__What you will do__. Reproduce all the lines exactly as they stand, apart from the pictures.

<<<<

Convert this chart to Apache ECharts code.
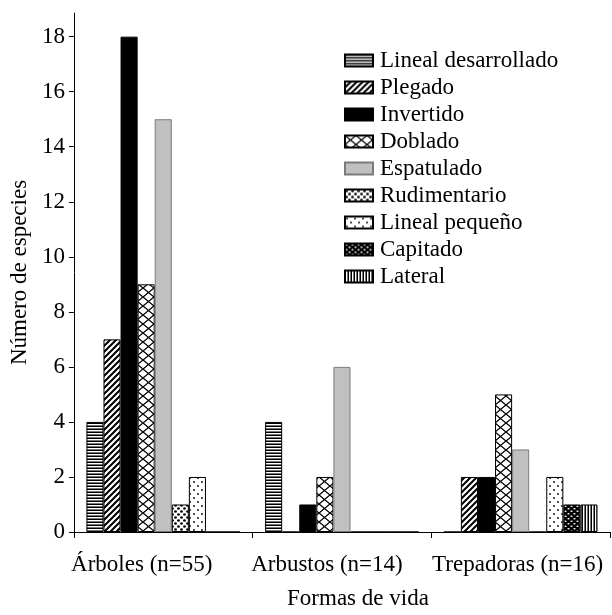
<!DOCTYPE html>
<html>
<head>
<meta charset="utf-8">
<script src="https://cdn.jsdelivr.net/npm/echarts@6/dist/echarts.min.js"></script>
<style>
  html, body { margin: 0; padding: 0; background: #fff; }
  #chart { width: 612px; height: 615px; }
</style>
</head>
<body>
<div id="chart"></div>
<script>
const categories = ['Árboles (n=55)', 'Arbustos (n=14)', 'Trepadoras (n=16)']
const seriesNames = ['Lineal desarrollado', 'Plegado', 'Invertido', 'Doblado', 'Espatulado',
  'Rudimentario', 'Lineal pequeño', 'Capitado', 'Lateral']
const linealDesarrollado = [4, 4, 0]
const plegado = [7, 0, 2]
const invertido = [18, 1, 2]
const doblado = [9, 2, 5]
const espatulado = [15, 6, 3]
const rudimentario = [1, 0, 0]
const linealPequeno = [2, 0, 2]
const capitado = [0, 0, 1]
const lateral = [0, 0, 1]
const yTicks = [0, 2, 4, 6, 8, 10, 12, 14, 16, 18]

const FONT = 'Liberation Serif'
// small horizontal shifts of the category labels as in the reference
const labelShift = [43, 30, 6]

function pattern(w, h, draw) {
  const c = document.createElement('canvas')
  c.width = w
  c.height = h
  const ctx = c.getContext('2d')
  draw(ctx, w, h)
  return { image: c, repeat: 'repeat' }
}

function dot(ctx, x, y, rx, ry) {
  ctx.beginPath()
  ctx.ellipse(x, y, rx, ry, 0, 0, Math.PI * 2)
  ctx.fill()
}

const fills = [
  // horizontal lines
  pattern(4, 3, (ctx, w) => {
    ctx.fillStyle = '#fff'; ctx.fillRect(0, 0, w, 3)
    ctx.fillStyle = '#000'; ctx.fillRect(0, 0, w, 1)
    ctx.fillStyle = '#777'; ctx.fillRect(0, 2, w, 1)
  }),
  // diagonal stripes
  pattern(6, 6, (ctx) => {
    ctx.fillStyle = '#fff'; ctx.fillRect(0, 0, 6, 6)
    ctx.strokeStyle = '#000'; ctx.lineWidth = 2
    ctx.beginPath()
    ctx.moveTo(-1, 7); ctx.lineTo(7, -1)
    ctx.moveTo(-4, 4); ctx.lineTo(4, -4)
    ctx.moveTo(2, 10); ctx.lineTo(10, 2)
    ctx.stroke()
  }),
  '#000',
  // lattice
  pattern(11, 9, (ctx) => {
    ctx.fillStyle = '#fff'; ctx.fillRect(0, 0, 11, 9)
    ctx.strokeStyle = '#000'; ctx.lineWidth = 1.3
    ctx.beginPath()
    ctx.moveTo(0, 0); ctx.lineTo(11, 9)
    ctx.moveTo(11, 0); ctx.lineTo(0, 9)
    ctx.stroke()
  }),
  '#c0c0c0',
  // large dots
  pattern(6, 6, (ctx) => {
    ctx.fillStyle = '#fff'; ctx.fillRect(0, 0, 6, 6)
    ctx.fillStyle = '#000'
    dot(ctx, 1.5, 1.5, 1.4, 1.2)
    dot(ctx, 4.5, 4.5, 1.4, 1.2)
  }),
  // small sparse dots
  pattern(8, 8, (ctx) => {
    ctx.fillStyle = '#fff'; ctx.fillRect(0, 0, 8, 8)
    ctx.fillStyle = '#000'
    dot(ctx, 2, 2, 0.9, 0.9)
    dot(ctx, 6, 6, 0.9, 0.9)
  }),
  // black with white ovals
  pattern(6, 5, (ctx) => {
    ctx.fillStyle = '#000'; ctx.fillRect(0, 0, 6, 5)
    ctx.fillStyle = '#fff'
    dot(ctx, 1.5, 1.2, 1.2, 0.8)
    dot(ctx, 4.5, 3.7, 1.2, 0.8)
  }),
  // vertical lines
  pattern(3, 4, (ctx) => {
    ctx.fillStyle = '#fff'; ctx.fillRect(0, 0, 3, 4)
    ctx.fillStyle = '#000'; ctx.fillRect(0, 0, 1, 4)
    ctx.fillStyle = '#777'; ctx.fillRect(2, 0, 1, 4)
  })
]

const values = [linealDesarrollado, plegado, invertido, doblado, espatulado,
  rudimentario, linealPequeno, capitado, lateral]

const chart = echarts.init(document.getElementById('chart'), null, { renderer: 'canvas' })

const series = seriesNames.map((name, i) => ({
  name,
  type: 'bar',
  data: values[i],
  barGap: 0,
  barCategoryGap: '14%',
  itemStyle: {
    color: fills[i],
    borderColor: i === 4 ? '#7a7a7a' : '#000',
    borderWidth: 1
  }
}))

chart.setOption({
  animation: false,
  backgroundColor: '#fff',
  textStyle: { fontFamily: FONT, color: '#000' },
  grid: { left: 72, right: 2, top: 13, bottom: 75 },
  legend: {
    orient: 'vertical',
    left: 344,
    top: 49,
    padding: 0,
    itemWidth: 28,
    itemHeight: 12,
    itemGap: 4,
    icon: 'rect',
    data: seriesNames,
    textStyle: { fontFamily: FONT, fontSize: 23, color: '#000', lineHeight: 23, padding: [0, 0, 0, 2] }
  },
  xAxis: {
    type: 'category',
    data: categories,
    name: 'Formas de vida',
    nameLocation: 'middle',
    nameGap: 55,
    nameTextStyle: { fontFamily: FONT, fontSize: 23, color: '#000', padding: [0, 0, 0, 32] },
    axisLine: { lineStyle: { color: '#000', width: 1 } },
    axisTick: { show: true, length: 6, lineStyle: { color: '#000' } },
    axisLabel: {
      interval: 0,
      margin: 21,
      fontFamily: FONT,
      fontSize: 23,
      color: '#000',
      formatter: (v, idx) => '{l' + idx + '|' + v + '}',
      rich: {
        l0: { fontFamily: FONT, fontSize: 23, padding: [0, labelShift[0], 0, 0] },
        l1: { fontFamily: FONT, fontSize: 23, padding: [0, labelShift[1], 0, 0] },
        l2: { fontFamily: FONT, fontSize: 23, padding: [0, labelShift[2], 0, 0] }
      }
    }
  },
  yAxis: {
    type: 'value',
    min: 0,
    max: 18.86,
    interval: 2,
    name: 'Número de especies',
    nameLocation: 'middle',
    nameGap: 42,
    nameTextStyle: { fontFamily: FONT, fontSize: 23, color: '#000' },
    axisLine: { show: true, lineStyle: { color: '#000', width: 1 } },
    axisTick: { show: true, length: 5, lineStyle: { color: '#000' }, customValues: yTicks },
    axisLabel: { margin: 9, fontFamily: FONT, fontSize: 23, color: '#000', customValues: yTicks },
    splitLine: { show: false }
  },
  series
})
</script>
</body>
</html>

>>>>

__Written response__.
Convert this chart to Apache ECharts code.
<!DOCTYPE html>
<html>
<head>
<meta charset="utf-8">
<script src="https://cdn.jsdelivr.net/npm/echarts@6/dist/echarts.min.js"></script>
<style>
  html, body { margin: 0; padding: 0; background: #fff; }
  #chart { width: 612px; height: 615px; }
</style>
</head>
<body>
<div id="chart"></div>
<script>
const categories = ['Árboles (n=55)', 'Arbustos (n=14)', 'Trepadoras (n=16)']
const seriesNames = ['Lineal desarrollado', 'Plegado', 'Invertido', 'Doblado', 'Espatulado',
  'Rudimentario', 'Lineal pequeño', 'Capitado', 'Lateral']
const linealDesarrollado = [4, 4, 0]
const plegado = [7, 0, 2]
const invertido = [18, 1, 2]
const doblado = [9, 2, 5]
const espatulado = [15, 6, 3]
const rudimentario = [1, 0, 0]
const linealPequeno = [2, 0, 2]
const capitado = [0, 0, 1]
const lateral = [0, 0, 1]
const yTicks = [0, 2, 4, 6, 8, 10, 12, 14, 16, 18]

const FONT = 'Liberation Serif'
// small horizontal shifts of the category labels as in the reference
const labelShift = [43, 30, 6]

function pattern(w, h, draw) {
  const c = document.createElement('canvas')
  c.width = w
  c.height = h
  const ctx = c.getContext('2d')
  draw(ctx, w, h)
  return { image: c, repeat: 'repeat' }
}

function dot(ctx, x, y, rx, ry) {
  ctx.beginPath()
  ctx.ellipse(x, y, rx, ry, 0, 0, Math.PI * 2)
  ctx.fill()
}

const fills = [
  // horizontal lines
  pattern(4, 3, (ctx, w) => {
    ctx.fillStyle = '#fff'; ctx.fillRect(0, 0, w, 3)
    ctx.fillStyle = '#000'; ctx.fillRect(0, 0, w, 1)
    ctx.fillStyle = '#777'; ctx.fillRect(0, 2, w, 1)
  }),
  // diagonal stripes
  pattern(6, 6, (ctx) => {
    ctx.fillStyle = '#fff'; ctx.fillRect(0, 0, 6, 6)
    ctx.strokeStyle = '#000'; ctx.lineWidth = 2
    ctx.beginPath()
    ctx.moveTo(-1, 7); ctx.lineTo(7, -1)
    ctx.moveTo(-4, 4); ctx.lineTo(4, -4)
    ctx.moveTo(2, 10); ctx.lineTo(10, 2)
    ctx.stroke()
  }),
  '#000',
  // lattice
  pattern(11, 9, (ctx) => {
    ctx.fillStyle = '#fff'; ctx.fillRect(0, 0, 11, 9)
    ctx.strokeStyle = '#000'; ctx.lineWidth = 1.3
    ctx.beginPath()
    ctx.moveTo(0, 0); ctx.lineTo(11, 9)
    ctx.moveTo(11, 0); ctx.lineTo(0, 9)
    ctx.stroke()
  }),
  '#c0c0c0',
  // large dots
  pattern(6, 6, (ctx) => {
    ctx.fillStyle = '#fff'; ctx.fillRect(0, 0, 6, 6)
    ctx.fillStyle = '#000'
    dot(ctx, 1.5, 1.5, 1.4, 1.2)
    dot(ctx, 4.5, 4.5, 1.4, 1.2)
  }),
  // small sparse dots
  pattern(8, 8, (ctx) => {
    ctx.fillStyle = '#fff'; ctx.fillRect(0, 0, 8, 8)
    ctx.fillStyle = '#000'
    dot(ctx, 2, 2, 0.9, 0.9)
    dot(ctx, 6, 6, 0.9, 0.9)
  }),
  // black with white ovals
  pattern(6, 5, (ctx) => {
    ctx.fillStyle = '#000'; ctx.fillRect(0, 0, 6, 5)
    ctx.fillStyle = '#fff'
    dot(ctx, 1.5, 1.2, 1.2, 0.8)
    dot(ctx, 4.5, 3.7, 1.2, 0.8)
  }),
  // vertical lines
  pattern(3, 4, (ctx) => {
    ctx.fillStyle = '#fff'; ctx.fillRect(0, 0, 3, 4)
    ctx.fillStyle = '#000'; ctx.fillRect(0, 0, 1, 4)
    ctx.fillStyle = '#777'; ctx.fillRect(2, 0, 1, 4)
  })
]

const values = [linealDesarrollado, plegado, invertido, doblado, espatulado,
  rudimentario, linealPequeno, capitado, lateral]

const chart = echarts.init(document.getElementById('chart'), null, { renderer: 'canvas' })

const series = seriesNames.map((name, i) => ({
  name,
  type: 'bar',
  data: values[i],
  barGap: 0,
  barCategoryGap: '14%',
  itemStyle: {
    color: fills[i],
    borderColor: i === 4 ? '#7a7a7a' : '#000',
    borderWidth: 1
  }
}))

chart.setOption({
  animation: false,
  backgroundColor: '#fff',
  textStyle: { fontFamily: FONT, color: '#000' },
  grid: { left: 72, right: 2, top: 13, bottom: 75 },
  legend: {
    orient: 'vertical',
    left: 344,
    top: 49,
    padding: 0,
    itemWidth: 28,
    itemHeight: 12,
    itemGap: 4,
    icon: 'rect',
    data: seriesNames,
    textStyle: { fontFamily: FONT, fontSize: 23, color: '#000', lineHeight: 23, padding: [0, 0, 0, 2] }
  },
  xAxis: {
    type: 'category',
    data: categories,
    name: 'Formas de vida',
    nameLocation: 'middle',
    nameGap: 55,
    nameTextStyle: { fontFamily: FONT, fontSize: 23, color: '#000', padding: [0, 0, 0, 32] },
    axisLine: { lineStyle: { color: '#000', width: 1 } },
    axisTick: { show: true, length: 6, lineStyle: { color: '#000' } },
    axisLabel: {
      interval: 0,
      margin: 21,
      fontFamily: FONT,
      fontSize: 23,
      color: '#000',
      formatter: (v, idx) => '{l' + idx + '|' + v + '}',
      rich: {
        l0: { fontFamily: FONT, fontSize: 23, padding: [0, labelShift[0], 0, 0] },
        l1: { fontFamily: FONT, fontSize: 23, padding: [0, labelShift[1], 0, 0] },
        l2: { fontFamily: FONT, fontSize: 23, padding: [0, labelShift[2], 0, 0] }
      }
    }
  },
  yAxis: {
    type: 'value',
    min: 0,
    max: 18.86,
    interval: 2,
    name: 'Número de especies',
    nameLocation: 'middle',
    nameGap: 42,
    nameTextStyle: { fontFamily: FONT, fontSize: 23, color: '#000' },
    axisLine: { show: true, lineStyle: { color: '#000', width: 1 } },
    axisTick: { show: true, length: 5, lineStyle: { color: '#000' }, customValues: yTicks },
    axisLabel: { margin: 9, fontFamily: FONT, fontSize: 23, color: '#000', customValues: yTicks },
    splitLine: { show: false }
  },
  series
})
</script>
</body>
</html>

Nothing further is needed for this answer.